At ILA16 Pernille Ripp shared data from a PEW Research Center survey that found that 28% of adults had not read a book in the past 12 months. She went on to say, “When we talk about creating empathetic human beings and wonder why our world is broken…I think it has something to do with that 28%.” Then she added the zinger. “Our literacy decisions create those adults.” The responsibilities of being a teacher have never felt weightier. Yet with that responsibility comes a glimmer of hope. Maybe there is something I can do to light up the dark corners of this world. Perhaps my battlefield is in the classroom and my weapons are books.

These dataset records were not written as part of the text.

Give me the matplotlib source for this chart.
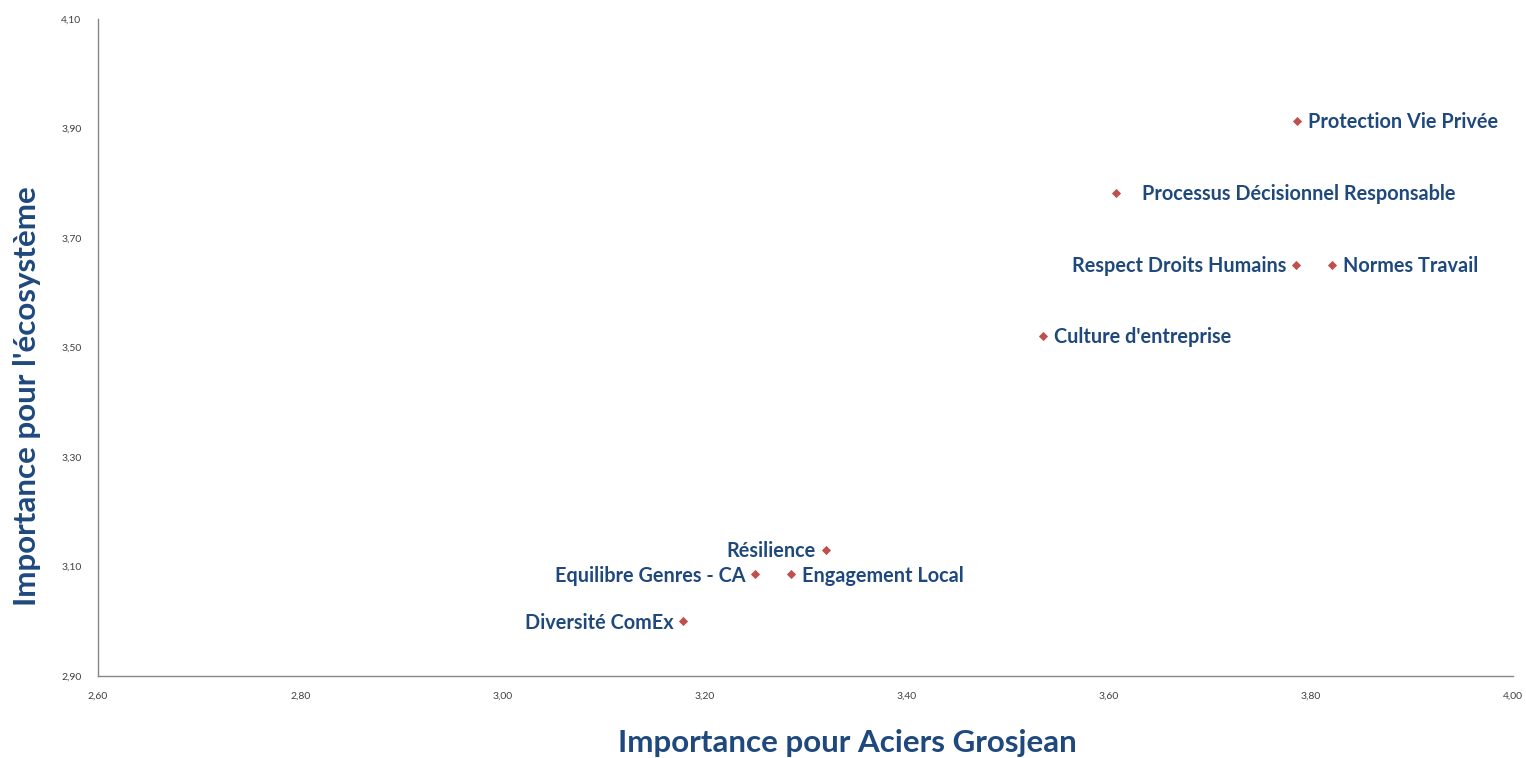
import matplotlib.pyplot as plt
from matplotlib.ticker import FuncFormatter

# data
labels = ['Protection Vie Privée', 'Processus Décisionnel Responsable', 'Respect Droits Humains',
          'Normes Travail', "Culture d'entreprise", 'Résilience', 'Equilibre Genres - CA',
          'Engagement Local', 'Diversité ComEx']
x_vals = [3.786, 3.607, 3.785, 3.821, 3.535, 3.320, 3.250, 3.286, 3.179]
y_vals = [3.914, 3.782, 3.651, 3.651, 3.521, 3.130, 3.086, 3.086, 3.000]
# which side the label goes: 1 = right, -1 = left
sides = [1, 1, -1, 1, 1, -1, -1, 1, -1]
x_ticks = [2.6, 2.8, 3.0, 3.2, 3.4, 3.6, 3.8, 4.0]
y_ticks = [2.9, 3.1, 3.3, 3.5, 3.7, 3.9, 4.1]

plt.rcParams['font.family'] = ['Lato', 'DejaVu Sans']

fig = plt.figure(figsize=(15.26, 7.58), dpi=100)
ax = fig.add_axes([0.0642, 0.1082, 0.9273, 0.8668])

ax.scatter(x_vals, y_vals, marker='D', s=22, color='#C0504D', zorder=3, linewidths=0)

for i, lab in enumerate(labels):
    dx = 8 if sides[i] > 0 else -7
    if lab.startswith('Processus'):
        dx = 19
    ax.annotate(lab, (x_vals[i], y_vals[i]), xytext=(dx, -1), textcoords='offset points',
                ha='left' if sides[i] > 0 else 'right', va='center',
                fontsize=14.3, fontweight='bold', color='#1F497D')

ax.set_xlim(2.6, 4.0)
ax.set_ylim(2.9, 4.1)
ax.set_xticks(x_ticks)
ax.set_yticks(y_ticks)
fmt = FuncFormatter(lambda v, p: '{:.2f}'.format(v).replace('.', ','))
ax.xaxis.set_major_formatter(fmt)
ax.yaxis.set_major_formatter(fmt)
ax.tick_params(length=0, labelsize=7.5, colors='#404040')
ax.tick_params(axis='x', pad=11)
ax.tick_params(axis='y', pad=12)

for s in ['top', 'right']:
    ax.spines[s].set_visible(False)
for s in ['left', 'bottom']:
    ax.spines[s].set_color('#868686')
    ax.spines[s].set_linewidth(1.0)

ax.set_xlabel('Importance pour Aciers Grosjean', fontsize=22.6, fontweight='bold',
              color='#1F497D')
ax.set_ylabel("Importance pour l'écosystème", fontsize=22.6, fontweight='bold',
              color='#1F497D')
ax.xaxis.set_label_coords(847 / 1526, 1 - 743 / 758, transform=fig.transFigure)
ax.yaxis.set_label_coords(27 / 1526, 1 - 396 / 758, transform=fig.transFigure)
ax.xaxis.label.set_va('center')
ax.yaxis.label.set_va('center')

fig.savefig('out.png', dpi=100)
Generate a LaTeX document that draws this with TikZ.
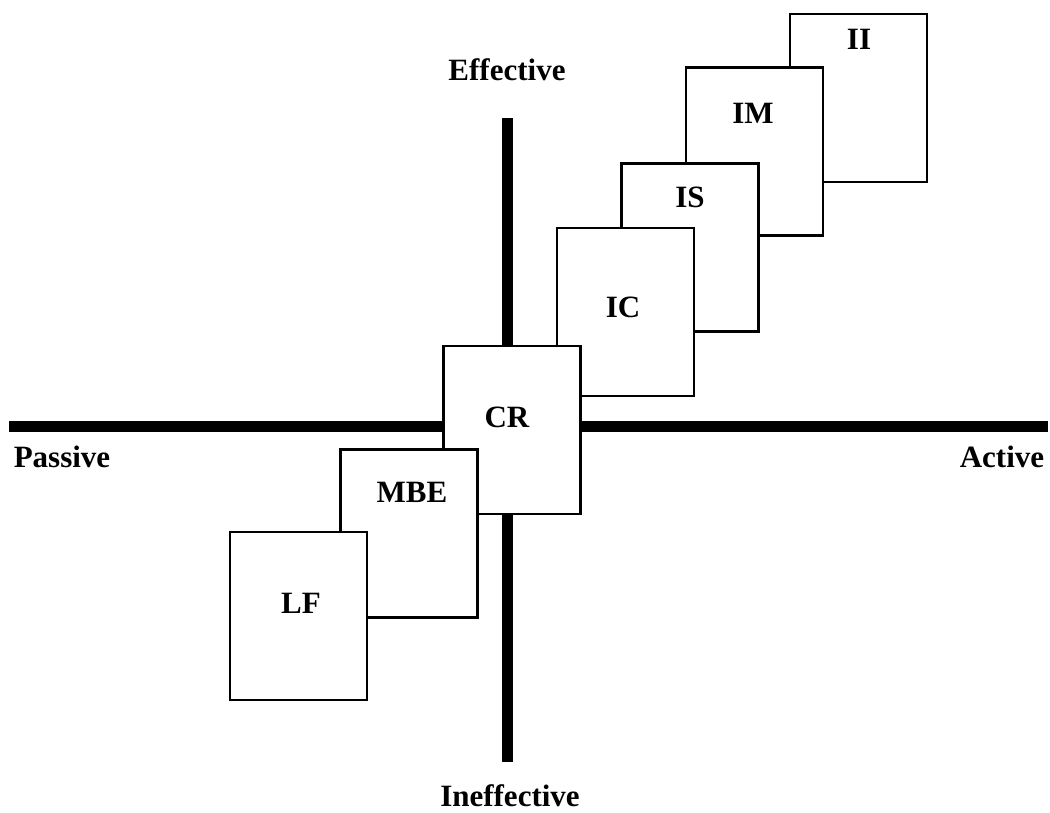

So, I look into my own mirror and ask myself, if not now, when? And if not me, who? As a teacher, I can and should provide students with windows to the world around them. (In general, mirror books are readily available for my students.) I have a heightened obligation to put diverse books into my students’ hands–to show them other perspectives, other cultures, and to teach them to value all human life and experience–and to ensure that these window books show multiple views and don’t tell a single story. Because for the most part my students aren’t going to encounter these differences in their daily lives. It’s easy to fear that which is unknown and too often these days we see and hear people using violent and frightening language and suggesting closing the doors (and our hearts and minds) against those who are “other.”
I want to arm my students with the tools they need to thrive in this world and to spread seeds of kindness, not hatred. To seek empathy even when the distance and differences seem overwhelming. To use the tools of literacy to stretch their minds and learn about others. To embrace differences and to recognize that if we focus only on the differences, we miss the opportunities to connect at a more fundamental level. For underneath it all, isn’t a critical outcome of celebrating and exploring multiple worlds and world views the recognition of how similar we all really are?